Sunday, June 3, 2007

MSHTML, Dom, and copying objects from a WebBrowser Control

While working on grabbing an image from a WebBrowser (talked about in my last post), I stumbled upon this method. It does work; however, it has one draw back: It only works for single framed images (ie. No animated images). Though, to be honest, I didn't play around all that much to see if I could finagle it to work with animated images.

I found this method of a foreign site and half the code was gone so I had to drum up the rest by sorting through the MSDN help files. I'm not quite sure if anyone else has looked up any DOM type stuff there, but as far as I can tell it's all quite dated and any real useful information is sparse and hard to come by. Luckily, with time I was able to piece together enough to determine the appropriate castings.

Alright, you have a WebBrowser control, and there's a particular element on it that you want. If it's text, I'd suggest just parsing the DocumentText variable of the control, but if it's an image, then this is a definite possible solution if you don't feel comfortable with the one here (the previous post going over a little bit simpler method which also handles sessions).
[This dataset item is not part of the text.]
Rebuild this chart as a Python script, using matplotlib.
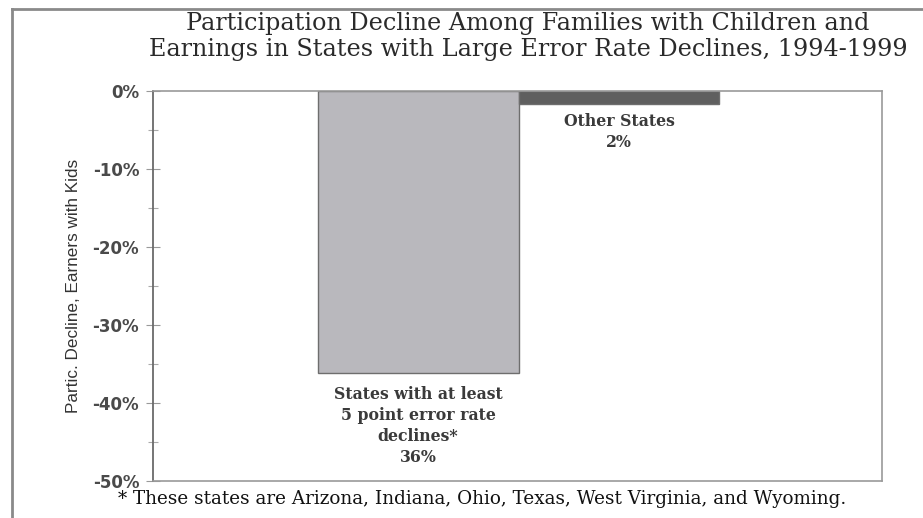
import matplotlib.pyplot as plt
from matplotlib.lines import Line2D
from matplotlib.ticker import MultipleLocator, FuncFormatter

# donnees
groups = ["States with at least\n5 point error rate\ndeclines*", "Other States"]
decline = [-36.2, -1.7]
value_labels = ["36%", "2%"]
bar_colors = ["#b9b8bd", "#5f5f5f"]
yticks = [0, -10, -20, -30, -40, -50]

title = ("Participation Decline Among Families with Children and\n"
         "Earnings in States with Large Error Rate Declines, 1994-1999")
footnote = "* These states are Arizona, Indiana, Ohio, Texas, West Virginia, and Wyoming."

fig = plt.figure(figsize=(9.23, 5.18), dpi=100)
ax = fig.add_axes([0.1658, 0.0714, 0.7898, 0.7529])

x = list(range(len(groups)))
ax.bar(x, decline, width=1.0, color=bar_colors, edgecolor="#6e6e6e", linewidth=1.0)

ax.set_xlim(-1.32, 2.31)
ax.set_ylim(-50, 0)
ax.set_xticks([])
ax.set_yticks(yticks)
ax.yaxis.set_minor_locator(MultipleLocator(5))
ax.yaxis.set_major_formatter(FuncFormatter(lambda v, p: f"{v:.0f}%"))
ax.tick_params(axis="y", which="major", direction="inout", length=10, width=0.8,
               color="#999999", labelsize=12, labelcolor="#4a4a4a", pad=5)
ax.tick_params(axis="y", which="minor", direction="inout", length=7, width=0.8,
               color="#aaaaaa")
for lab in ax.get_yticklabels():
    lab.set_fontfamily("DejaVu Sans")
    lab.set_fontweight("bold")

for side in ["top", "right", "bottom"]:
    ax.spines[side].set_color("#9a9a9a")
    ax.spines[side].set_linewidth(1.2)
ax.spines["left"].set_color("#6a6a6a")
ax.spines["left"].set_linewidth(1.3)

ax.set_ylabel("Partic. Decline, Earners with Kids", fontsize=12.3,
              family="Liberation Sans", color="#333333", labelpad=8)

# etiquettes des barres
ax.text(x[0], decline[0] - 1.6, groups[0] + "\n" + value_labels[0],
        ha="center", va="top", fontsize=11.3, fontweight="bold",
        family="DejaVu Serif", color="#3a3a3a", linespacing=1.3)
ax.text(x[1], decline[1] - 1.1, groups[1] + "\n" + value_labels[1],
        ha="center", va="top", fontsize=11.3, fontweight="bold",
        family="DejaVu Serif", color="#3a3a3a", linespacing=1.3)

fig.text(0.572, 0.9295, title, ha="center", va="center", fontsize=17.2,
         family="DejaVu Serif", color="#2a2a2a", linespacing=1.2)
fig.text(0.128, 0.037, footnote, ha="left", va="center", fontsize=13.2,
         family="DejaVu Serif", color="#111111")

# cadre de la figure
fig.add_artist(Line2D([0.013, 0.013], [0.0, 0.983], transform=fig.transFigure,
                      color="#8a8a8a", linewidth=2))
fig.add_artist(Line2D([0.013, 1.0], [0.983, 0.983], transform=fig.transFigure,
                      color="#8a8a8a", linewidth=2))

fig.savefig("out.png", dpi=100)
Before posting the code (straight from my project), I would like to point out that I didn't end up using this method and it was mostly testing. I still think that for some people it might pose useful and so I'm posting it. I still suggest looking at the previous post that covers a bit easier method before using this.

Code:
mshtml.IHTMLDocument2 doc = (mshtml.IHTMLDocument2)
    webBrowser1.Document.DomDocument;
mshtml.IHTMLSelectionObject sobj = doc.selection;
mshtml.HTMLBody body = doc.body as mshtml.HTMLBody;
sobj.empty();
mshtml.IHTMLControlRange range = body.createControlRange() as
    mshtml.IHTMLControlRange;
mshtml.IHTMLControlElement img = (mshtml.IHTMLControlElement)     webBrowser1.Document.Images[0].DomElement;

range.add(img);
range.select();
range.execCommand("Copy", false, null);

Bitmap bimg = new Bitmap(Clipboard.GetImage());
pictureBox1.Image = bimg;

9 comments:

Jakub said...

awesome code mate, no one else seems to have known how to do it, thanks!

seyed vahid said...

I have problem with your code.
whenever I try to execute this code I will get the following error :

"Object reference not set to an instance of an object."

in this line :
mshtml.IHTMLDocument2 doc = (mshtml.IHTMLDocument2) webBrowser1.Document.DomDocument;

can you help me what is my problem ?

Patrice said...

Add Reference:
Microsoft HTML Object Library

Patrice said...

--------- All images.----------

private void GetObjects()
{

mshtml.IHTMLDocument2 doc = (mshtml.IHTMLDocument2)
brIE.Document.DomDocument;
mshtml.IHTMLSelectionObject sobj = doc.selection;
mshtml.HTMLBody body = doc.body as mshtml.HTMLBody;
sobj.empty();
mshtml.IHTMLControlRange range = body.createControlRange() as mshtml.IHTMLControlRange;
mshtml.IHTMLControlElement img;
string name = "";
Uri u;
for (int im = 0; im < brIE.Document.Images.Count - 1; im++)
{
img = (mshtml.IHTMLControlElement)brIE.Document.Images[im].DomElement;

u = new Uri(brIE.Document.Images[im].GetAttribute("src"));

name = u.Segments[u.Segments.Length - 1].ToString();

if (!IsGoodToSave(name)) continue;

range.add(img);
range.select();

range.execCommand("Copy", false, null);
Bitmap bimg = new Bitmap(Clipboard.GetImage());
bimg.Save(Environment.TickCount.ToString() + "_" + name);
bimg.Dispose();
Clipboard.Clear();


}

}

Patrice said...

private Boolean IsGoodToSave(string name)
{
Boolean rtn = false;
string NAME = name.ToUpper();

if (NAME.IndexOf(".JPG") == NAME.Length - 4)
rtn = true;


return rtn;

}

Jordan said...

I have been looking everywhere for this solution, thank you!!!

jiri said...

Thank you so much !
Excelent example.

Michael Stanford said...

I'm Looking for the same code for more than a week but for visual basic .net , could you tell me how i can make it work on vb .net ? . many thanks in advance

huynhfxvn said...

thanks :D